In the past and for many years, I owned an Apple computer store which also sold a variety of manufactures' computers (most of those early computer stores are long since out of business). Since selling off my computer store business, I continue to teach a lot of classes about genealogy programs and online resources which gives people the idea I might know something about computers and so from time to time people ask me for recommendations on the purchase of a (new) computer for doing their genealogy. Often, when I give a reccommendation, the person comments that this is not what their son (fill in the blank) or whoever told them and they start to argue with me. Subsequently, my recommendations have become more and more general over the years.
Before asking, you may want to know a little bit about the person you ask as well as a little bit about computers. I find that when any of my friends ask their younger relatives for assistance in purchasing a computer they soon find out that the younger relative is more interested in what he or she can do with the computer than what my friend might want to do. But, as a genealogist you may not need the fastest game-playing graphics computer for your research, a cheaper off-the-shelf model might do just as well.
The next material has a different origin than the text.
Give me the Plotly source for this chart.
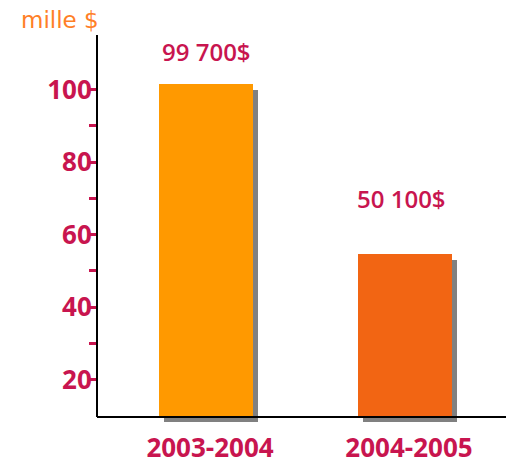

There have been vast changes in the way computers are sold today compared to the past. The first personal computers required a lot of hand-holding and the customers expected the salesperson to be knowledgeable.
About all that you really need know today, is that most computers are sold either over the Internet or through a big-box store such as Costco, Walmart, Sam's Club, Best Buy and a host of other businesses. Computers are sold like a commodity. It is possible that the sales clerk in the store where you buy a computer, may not even know how to turn it on. This does not mean that you won't find a computer expert in a mass merchandising store, it is just unlikely to happen.
Today, the price of a new computer is dependent on 1) the speed and capacity of the processor, 2) the amount of RAM memory, 3) the capacity of the hard drive, 4) the number and type of connectors such as USB ports and others, 5) other equipment included in the sale, such as a mouse, keyboard, or monitor. Usually, newer computers come pre-loaded with a lot of software. The faster, newer, larger capacity computers cost more than slower, older, smaller capacity computers. But electronics in general change so rapidly, today's slower, older computer might be only six months old.
Because the price of the computer is usually a function of the newness of the equipment, all you really have to do to start an investigation is find out the latest release of processors from Intel or AMD. If you buy from a major outlet you are unlikely to find anyone in the store who can tell you anything about the product you are buying except where the box is located and its price if the printed price card is located nearby. Buying online, you are also left entirely to your own devices in finding out what it is you need or want to buy. This is the main reason I get the questions about which computer to buy. But if you realize that the major retailers turn over their inventory very quickly, you can usually find the latest and fastest release of processor in one of the more expensive computers for sale off the shelf. Unless you are heavily into video, manipulating photographs in Photoshop or some other memory intensive activity, nearly all of the computers available today are much faster than you will ever need for genealogy. In fact, the least expensive computers today have more computing power than anything that was available even a few years ago at any price. My iPhone has more computing power than most of the desktop computers I have owned over the past 28 years.
So what would I do if I were buying a computer? First, I would go to the library (or look online) and find a very recently published book on the basics of computing. I would make sure I knew the difference between the computer's RAM memory and its hard drive memory and other basic information. Then I would spend some time looking on line and comparing prices. If I didn't understand the differences between the computers at different prices, I would either research the words until I knew what the difference was or ask someone who really knew the answer. I would probably read some of the reviews of the products online.
For example, you can spend $13,000 on a new car or $130,000 on a new car. Do you know why the first car costs $13,000? Or why the second car costs $130,000? If not, I suggest you shouldn't be buying a car. You also might want to know the difference between a Sony Supermicro Extreme Computer Editing Workstation for $6,999 and an HP Workstation Xw5000 for $70 new. Maybe not, but you might want to know why you would probably not want either one to do your genealogy.
It is still true today, that with computers, you can buy a complete system, ready to operate, or you can buy each individual piece and put the whole thing together yourself. Some people think the only way to purchase a computer is in pieces. I do not find many genealogists who think this way. Usually, genealogists would rather get to work rather than spending time trying to get a pile of computer components to work together. A variation on this theme is the relative who offers to "build" you a system from scratch. Before you accept this offer, you might want to see what you can buy ready-built off-the-shelf before taking him up on the deal.
Once you have a feel for the price and performance of a particular computer system, you will probably come to a conclusion about which system you want to buy.